This article is a collaborative effort by Marcin Hajlasz, Stefan Helmcke, Friederike Liebach, Thorsten Schleyer, and Ken Somers, representing views from McKinsey''s Sustainability Practice.
Recovering waste heat is a potential avenue to effectively reducing emissions. Every year, the world consumes over 418 exajoules (EJ)—or 116,000 terawatt-hours (TWh)—of final energy, mainly by burning fossil fuels and generating heat.1Figures presented are for 2019; Key World Energy Statistics 2021, International Energy Agency, September 2021. Part of this generated heat is harnessed for useful purposes, such as producing electricity or driving chemical reactions, but most is unused. This unused "waste heat" is given off to the surrounding environment in the form of exhausts or effluents at different temperature levels. Recovering this waste heat can greatly reduce the use of primary fuels and, therefore, emissions.
While waste heat has been used in industrial companies for decades (to generate electricity through steam turbines or to provide process heating, for example), this potential remains largely untapped. Despite the benefits and possibilities of waste heat recovery, at least 3,100 thermal terawatt-hours (TWhth) of feasible waste heat is currently not being captured (Exhibit 2).
In this article, we explore how the stage has been set to access waste heat recovery across sectors, and what industrial companies can do to grasp this opportunity.

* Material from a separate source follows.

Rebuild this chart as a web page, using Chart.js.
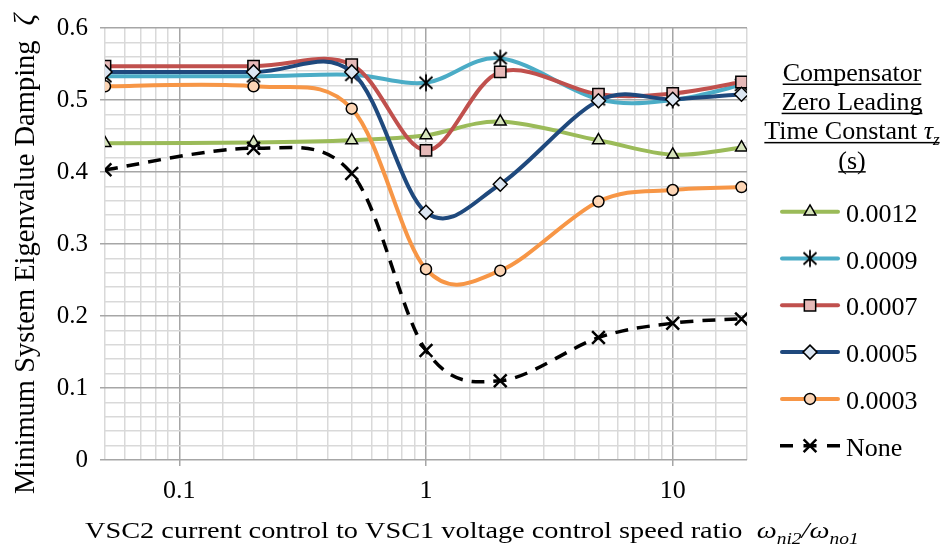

Over the past decade, gas, electricity, and CO2 prices have been low, and there has been limited incentive to push waste heat recovery to the limits. For one, the payback time of waste heat recovery was long, and industry would typically only consider projects with a payback within one to two years. And, importantly, there wasn''t immediate pressure to act on decarbonization targets to drive action in waste heat recovery, so companies deprioritized energy efficiency in favor of projects with much higher returns. For example, it was financially more attractive to build another production line and burn more gas to run it than to save energy on an existing line—especially if companies were constrained in terms of capital expenditure (capex).
Historically, industry was focused on heat cascading (reusing heat) as the cheapest and simplest option of heat delivery (Exhibit 3). Heat pumps were expensive and not capable of delivering temperatures above 100°C, and conversion of low-grade heat into electricity did not make economic sense when energy prices were low. But times have changed: both in terms of technological developments and incentives.
Heat has become expensive for much of the world—and it does not appear likely that it will become cheap again, at least in the short term. The combination of technology and price developments makes waste heat recovery an opportunity for industrial companies, like refineries and cement manufacturers, to gain a competitive edge.
For example, a refinery can employ heat recovery from stripper overhead condensers from various units, such as vacuum gas oil (VGO) hydrotreaters or diesel hydrotreaters. These sources would usually have temperature ranges of 120°C to 250°C, and duty of five to 25 MWth for a typical refinery. If that heat was used to make medium pressure steam at five barg, then an average ten MW duty equipment would get about seven to eight tonnes of steam per hour—worth anywhere between €0.8 million and €3.5 million per year (Exhibit 4).
Waste heat recovery is not limited to cement or refining—virtually any industry would find some heat that can be recovered. Exhibit 5 shows a typical industrial abatement curve with options for emission reduction.
The NPV-positive options on the left-hand side of the curve, which often make up 10 to 30 percent of the total abatement potential, are almost exclusively from energy efficiency initiatives (typically various heat recovery options). These options require minimal effort and can be implemented quickly (although payback is often still too long to be accepted by industry). They can be categorized in three segments:
Incremental improvements, such as adding a heat exchanger or installing and optimizing advances process controls.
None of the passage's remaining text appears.